Lyndsay Russell

Lyndsay Russell

Prior to commencing an MFA post graduate course in contemporary art at Kingston School of Art (2022), Lyndsay Russell was a best-selling author and illustrator. She currently lives and works on a Kingston houseboat  moored on the Thames.

In the exhibtion you can see works from her Aqua Nebulae series which is inspired by and uses the waters of the Thames around Kingston.

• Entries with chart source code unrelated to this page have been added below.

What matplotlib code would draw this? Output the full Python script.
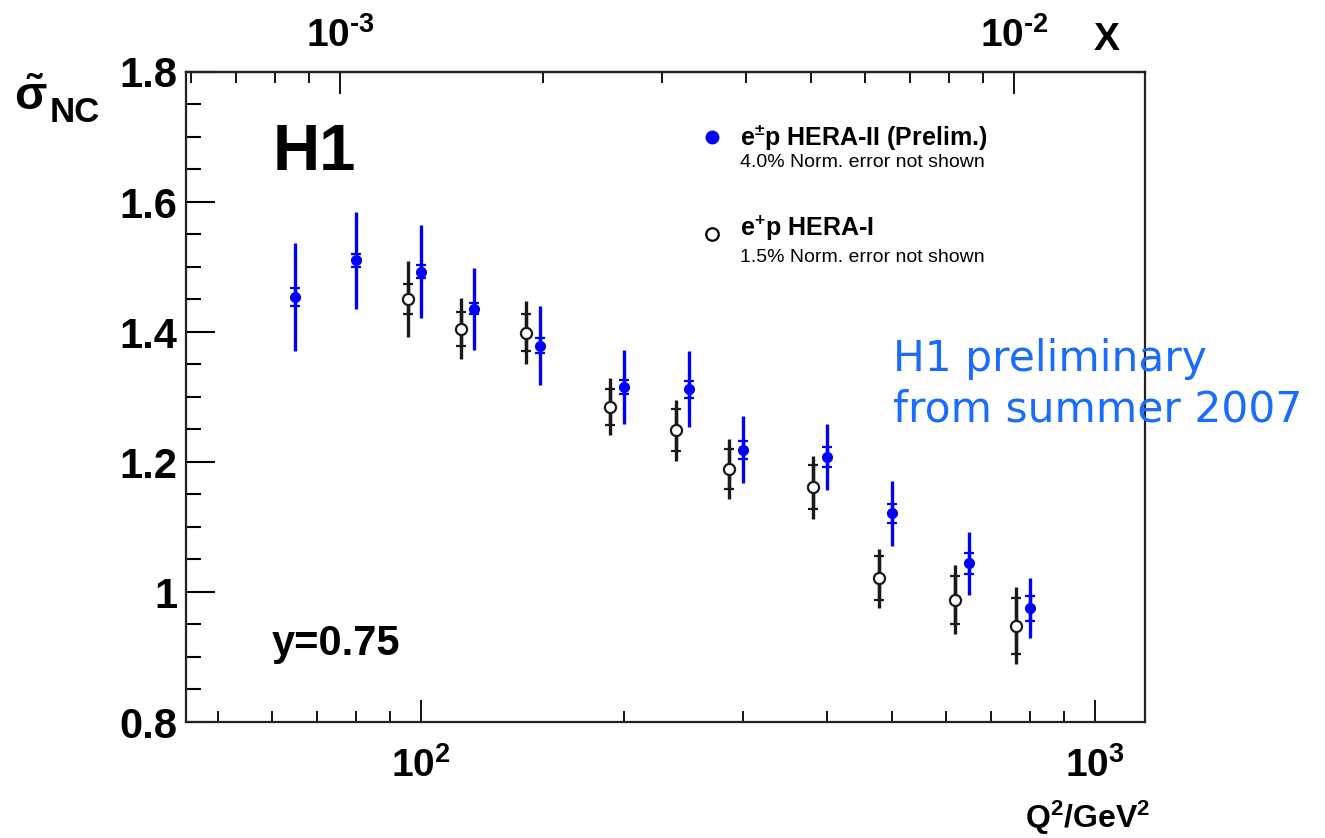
import matplotlib
matplotlib.use('Agg')
import matplotlib.pyplot as plt
from matplotlib.ticker import FormatStrFormatter, NullFormatter, FuncFormatter, MultipleLocator
import numpy as np

plt.rcParams['font.family'] = ['Liberation Sans', 'DejaVu Sans']
plt.rcParams['font.weight'] = 'bold'
plt.rcParams['mathtext.fontset'] = 'custom'
plt.rcParams['mathtext.rm'] = 'Liberation Sans:bold'
plt.rcParams['mathtext.bf'] = 'Liberation Sans:bold'
plt.rcParams['mathtext.it'] = 'Liberation Sans:bold:italic'
plt.rcParams['mathtext.default'] = 'rm'

# data, y = 0.75
q2_hera2 = [65, 80, 100, 120, 150, 200, 250, 300, 400, 500, 650, 800]
sig_hera2 = [1.454, 1.510, 1.493, 1.436, 1.379, 1.315, 1.312, 1.219, 1.208, 1.121, 1.044, 0.975]
stat_hera2 = [0.014, 0.010, 0.010, 0.009, 0.011, 0.011, 0.013, 0.014, 0.015, 0.015, 0.016, 0.019]
tot_hera2 = [0.083, 0.075, 0.071, 0.063, 0.061, 0.057, 0.058, 0.052, 0.051, 0.050, 0.048, 0.046]

q2_hera1 = [100, 120, 150, 200, 250, 300, 400, 500, 650, 800]
sig_hera1 = [1.451, 1.405, 1.399, 1.285, 1.249, 1.189, 1.161, 1.021, 0.988, 0.948]
stat_hera1 = [0.023, 0.026, 0.028, 0.028, 0.032, 0.031, 0.034, 0.034, 0.037, 0.043]
tot_hera1 = [0.058, 0.047, 0.048, 0.044, 0.047, 0.046, 0.048, 0.045, 0.053, 0.059]

x_ticks = [1e-3, 1e-2]
shift = 0.955          # HERA-I points drawn slightly left for visibility
sy = 318.0**2 * 0.75   # x = Q2 / (s y)


def pow10(v, pos=None):
    # ROOT style 10^n with a short hyphen in the exponent
    e = int(round(np.log10(v)))
    return r'10$^{%s}$' % (str(e).replace('-', '\u2010'))


fig = plt.figure(figsize=(13.25, 8.38), dpi=100)
ax = fig.add_axes([186/1325, 116/838, 959/1325, 650/838])

q2_h1_shifted = [q * shift for q in q2_hera1]

# HERA-I: open black circles
ax.errorbar(q2_h1_shifted, sig_hera1, yerr=tot_hera1, fmt='none', ecolor='#1a1a1a', elinewidth=2.4, capsize=0, zorder=2)
ax.errorbar(q2_h1_shifted, sig_hera1, yerr=stat_hera1, fmt='o', color='#1a1a1a', mfc='white', mec='#1a1a1a',
            ms=8, mew=1.6, elinewidth=2.4, capsize=3.5, capthick=1.6, zorder=3)

# HERA-II: filled blue circles
ax.errorbar(q2_hera2, sig_hera2, yerr=tot_hera2, fmt='none', ecolor='#0000ff', elinewidth=2.4, capsize=0, zorder=2)
ax.errorbar(q2_hera2, sig_hera2, yerr=stat_hera2, fmt='o', color='#0000ff', ms=7, elinewidth=2.4,
            capsize=3.5, capthick=1.6, zorder=3)

ax.set_xscale('log')
ax.set_xlim(44.8, 1186)
ax.set_ylim(0.8, 1.8)

ax.yaxis.set_major_locator(MultipleLocator(0.2))
ax.yaxis.set_minor_locator(MultipleLocator(0.05))
ax.yaxis.set_major_formatter(FormatStrFormatter('%g'))
ax.xaxis.set_major_formatter(FuncFormatter(pow10))
ax.xaxis.set_minor_formatter(NullFormatter())

ax.tick_params(axis='y', which='major', direction='in', length=21, width=1.5, labelsize=30, pad=6)
ax.tick_params(axis='y', which='minor', direction='in', length=11, width=1.5)
ax.tick_params(axis='x', which='major', direction='in', length=16, width=1.3, labelsize=28, pad=18)
ax.tick_params(axis='x', which='minor', direction='in', length=8, width=1.3)
for sp in ax.spines.values():
    sp.set_linewidth(1.6)
    sp.set_color('#222222')

secax = ax.secondary_xaxis('top', functions=(lambda q: q / sy, lambda x: x * sy))
secax.set_xticks(x_ticks)
secax.xaxis.set_major_formatter(FuncFormatter(pow10))
secax.xaxis.set_minor_formatter(NullFormatter())
secax.tick_params(axis='x', which='major', direction='in', length=16, width=1.3, labelsize=28, pad=12)
secax.tick_params(axis='x', which='minor', direction='in', length=8, width=1.3)
secax.spines['top'].set_linewidth(1.6)

# labels
fig.text(1025/1325, 1 - 828/838, r'Q$^{2}$/GeV$^{2}$', fontsize=23, ha='left', va='baseline')
fig.text(1094/1325, 1 - 50/838, 'X', fontsize=28, ha='left', va='baseline')
fig.text(14/1325, 1 - 110/838, r'$\tilde{\sigma}$', fontsize=34, ha='left', va='baseline')
fig.text(50/1325, 1 - 122/838, 'NC', fontsize=25, ha='left', va='baseline')

ax.text(273/1325, 1 - 170/838, 'H1', transform=fig.transFigure, fontsize=47, ha='left', va='baseline')
ax.text(272/1325, 1 - 655/838, 'y=0.75', transform=fig.transFigure, fontsize=30, ha='left', va='baseline')

# legend
ax.plot([0.548], [0.900], 'o', color='#0000ff', ms=9, transform=ax.transAxes, clip_on=False)
ax.text(0.578, 0.900, r'e$^{\pm}$p HERA-II (Prelim.)', transform=ax.transAxes, fontsize=18, va='center')
ax.text(0.578, 0.861, '4.0% Norm. error not shown', transform=ax.transAxes, fontsize=14, fontweight='normal', va='center')
ax.plot([0.548], [0.7508], 'o', color='black', mfc='white', ms=9, mew=1.6, transform=ax.transAxes, clip_on=False)
ax.text(0.578, 0.760, r'e$^{+}$p HERA-I', transform=ax.transAxes, fontsize=18, va='center')
ax.text(0.578, 0.714, '1.5% Norm. error not shown', transform=ax.transAxes, fontsize=14, fontweight='normal', va='center')

fig.text(893/1325, 1 - 338/838, 'H1 preliminary\nfrom summer 2007', fontsize=30.5, color='#1a6cff',
         family='DejaVu Sans', fontweight='normal', ha='left', va='top', linespacing=1.25)

fig.savefig('out.png', dpi=100)
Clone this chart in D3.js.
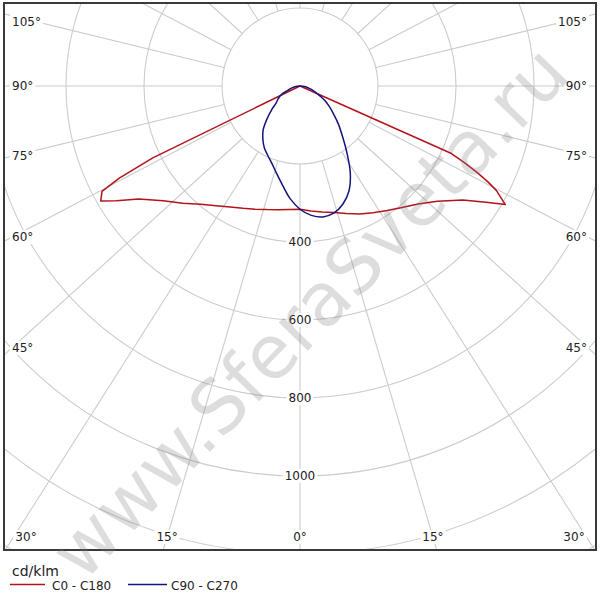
<!DOCTYPE html>
<html><head><meta charset="utf-8">
<script src="https://cdn.jsdelivr.net/npm/d3@7"></script>
<style>body{margin:0;background:#fff} svg{display:block}</style>
</head><body>
<script>
// gamma angles (deg from nadir) and intensities (cd/klm)
const gammaAngles = [0,5,10,15,20,25,30,35,40,45,50,55,58,60,62,63,64,65,66,68,70,75,80,85,90];
const c0   = [316,322,328,336,348,362,375,390,407,428,460,510,562,608,570,540,505,465,422,0,0,0,0,0,0];
const c180 = [316,318,322,328,336,346,358,375,396,425,458,505,555,590,575,520,420,0,0,0,0,0,0,0,0];
const c90  = [316,333,341,337,322,297,258,210,170,140,113,92,80,73,64,60,56,52,49,43,38,26,16,7,0];
const c270 = [316,290,258,232,211,196,183,166,147,120,95,74,68,64,60,58,55,52,50,42,34,24,15,7,0];
const ringValues = [200,400,600,800,1000,1200,1400];
const ringLabels = [400,600,800,1000];
const spokeAngles = d3.range(0,360,15);
const sideLabelAngles = [105,90,75,60,45];
const bottomLabelAngles = [30,15,0];
const seriesNames = ["C0 - C180","C90 - C270"];
const unitLabel = "cd/klm";
const watermark = "www.SferaSveta.ru";

const W=600,H=600;
const cx=300, cy=86;
const box={x0:4,y0:3,x1:596,y1:550};
const r = d3.scaleLinear().domain([0,1000]).range([0,390]);
const xStretch = 1.1; // spoke direction stretch seen in the grid
const colors = ["#b3141b","#14147d"];

const svg = d3.select("body").append("svg").attr("width",W).attr("height",H);
svg.append("defs").append("clipPath").attr("id","clip")
  .append("rect").attr("x",box.x0).attr("y",box.y0).attr("width",box.x1-box.x0).attr("height",box.y1-box.y0);

const g = svg.append("g").attr("clip-path","url(#clip)");
const grid = g.append("g").attr("stroke","#cccccc").attr("fill","none").attr("stroke-width",1.1);
grid.selectAll("circle").data(ringValues).join("circle")
  .attr("cx",cx).attr("cy",cy).attr("r",d=>r(d));

function dir(a){ // a in degrees from nadir, positive to the right
  const rad=a*Math.PI/180;
  const dx=xStretch*Math.sin(rad), dy=Math.cos(rad);
  const n=Math.hypot(dx,dy); return [dx/n,dy/n];
}
grid.selectAll("line").data(spokeAngles).join("line")
  .attr("x1",d=>cx+dir(d)[0]*r(200)).attr("y1",d=>cy+dir(d)[1]*r(200))
  .attr("x2",d=>cx+dir(d)[0]*r(2000)).attr("y2",d=>cy+dir(d)[1]*r(2000));

// curves
function pts(right,left){
  const p=[];
  gammaAngles.forEach((a,i)=>p.push([Math.PI-a*Math.PI/180, r(right[i])]));
  for(let i=gammaAngles.length-2;i>=1;i--) p.push([Math.PI+gammaAngles[i]*Math.PI/180, r(left[i])]);
  return p;
}
const cg = g.append("g").attr("transform",`translate(${cx},${cy})`).attr("fill","none").attr("stroke-width",1.5);
cg.append("path").attr("d",d3.lineRadial().curve(d3.curveLinearClosed)(pts(c0,c180))).attr("stroke",colors[0]).attr("stroke-linejoin","round");
cg.append("path").attr("d",d3.lineRadial().curve(d3.curveCatmullRomClosed.alpha(0.5))(pts(c90,c270))).attr("stroke",colors[1]);

// labels with white background
const font="DejaVu Sans";
function label(x,y,txt,anchor){
  const gg=svg.append("g");
  const t=gg.append("text").attr("x",x).attr("y",y).attr("text-anchor",anchor)
    .attr("dominant-baseline","central").attr("font-family",font).attr("font-size",12).attr("fill","#222").text(txt);
  const b=t.node().getBBox();
  gg.insert("rect","text").attr("x",b.x-2).attr("y",b.y).attr("width",b.width+4).attr("height",b.height).attr("fill","#fff");
}
ringLabels.forEach(v=>label(cx,cy+r(v),v,"middle"));
const inset=12, bottomY=537;
sideLabelAngles.forEach(a=>{
  const d=dir(a);
  let y=cy+(cx-inset)*d[1]/d[0];
  y=Math.max(22,y);
  label(inset,y,a+"°","start");
  label(W-inset-1,y,a+"°","end");
});
bottomLabelAngles.forEach(a=>{
  const d=dir(a);
  let dx=(bottomY-cy)*d[0]/d[1];
  if(a===0){label(cx,bottomY,a+"°","middle");return;}
  dx=Math.min(dx,cx-inset-14);
  label(cx-dx,bottomY,a+"°","middle");
  label(cx+dx,bottomY,a+"°","middle");
});

// border
svg.append("rect").attr("x",box.x0).attr("y",box.y0).attr("width",box.x1-box.x0).attr("height",box.y1-box.y0)
  .attr("fill","none").attr("stroke","#3a3a3a").attr("stroke-width",2);

// legend
svg.append("text").attr("x",12).attr("y",576).attr("font-family",font).attr("font-size",14).attr("fill","#222").text(unitLabel);
const lg=[{x:10,x2:45,tx:52},{x:128,x2:167,tx:171}];
seriesNames.forEach((s,i)=>{
  svg.append("line").attr("x1",lg[i].x).attr("x2",lg[i].x2).attr("y1",584.5).attr("y2",584.5).attr("stroke",colors[i]).attr("stroke-width",1.3);
  svg.append("text").attr("x",lg[i].tx).attr("y",590).attr("font-family",font).attr("font-size",12).attr("fill","#222").text(s);
});

// watermark
svg.append("text").attr("transform","translate(309,312) rotate(-46)").attr("text-anchor","middle")
  .attr("dominant-baseline","central").attr("font-family",font).attr("font-size",74)
  .attr("fill","#808080").attr("fill-opacity",0.27).text(watermark);
</script>
</body></html>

Russell says, “Fluid dynamics take over – the drops swirling round items with all the subtle or rough oscillations that nudge the hull. Using delicate tools I encourage the ink shapes, playing with the viscosity of both the river water and the paints to create very different, aleatory imprints”.

 

Lyndsay Russell

Water Alchemy and Aqua Nebulae - Lyndsay Russell

‘With alchemy, she conjures up natural, microscomic water versions of the universe’ Poppy Huggett - Newsquest Media Group

Renowned for making fine art out of the ‘muddy water’ of the Thames, Lyndsay Russell creates her ethereal artworks from a houseboat moored on the river in Kingston. Forced by the national lockdowns to seek inspiration at home, Russell turned to the water lapping about her boat and used it to produce other-worldly images and installations that reveal the  innate beauty of the water’s movements. Employing the wind and natural rhythm of the boat to move inks, oils and paints across containers of river water, the artist captured the random patterns generated by the water’s motion in photography or film. Printed on silk and animated by a fan, or shown on a large monitor accompanied by her own electronic music score, the resulting images are used to simulate the river flow. Noticing the way in which these watery dynamics mirror the forces found in space - and the curiosity, that in reproducing the water she also manifests the gravity-wave oscillations of the universe through the media of ink, oil, paint, sunlight and LED lighting - Russell titled one series ‘Aqua Nebulae’.

 

The Reach - Lyndsay Russell

Alongside her flowing silk and digital film, the exhibition includes three of Russell’s solid bronze sculptures forged on the banks of The Hogsmill Thames tributary. Encased in glass, we show ‘Creative Flow’ - an organically formed fish from the molten flow swimming amid algae, ‘The Reach’ - a mysterious, water nymph arm reaching up through the river surface, and ‘For Ophelia’, - a ripped and bleeding bouquet containing a singe rose, symbolic of the rose floating by Ophelia’s cheek in Millais’ classic masterpiece.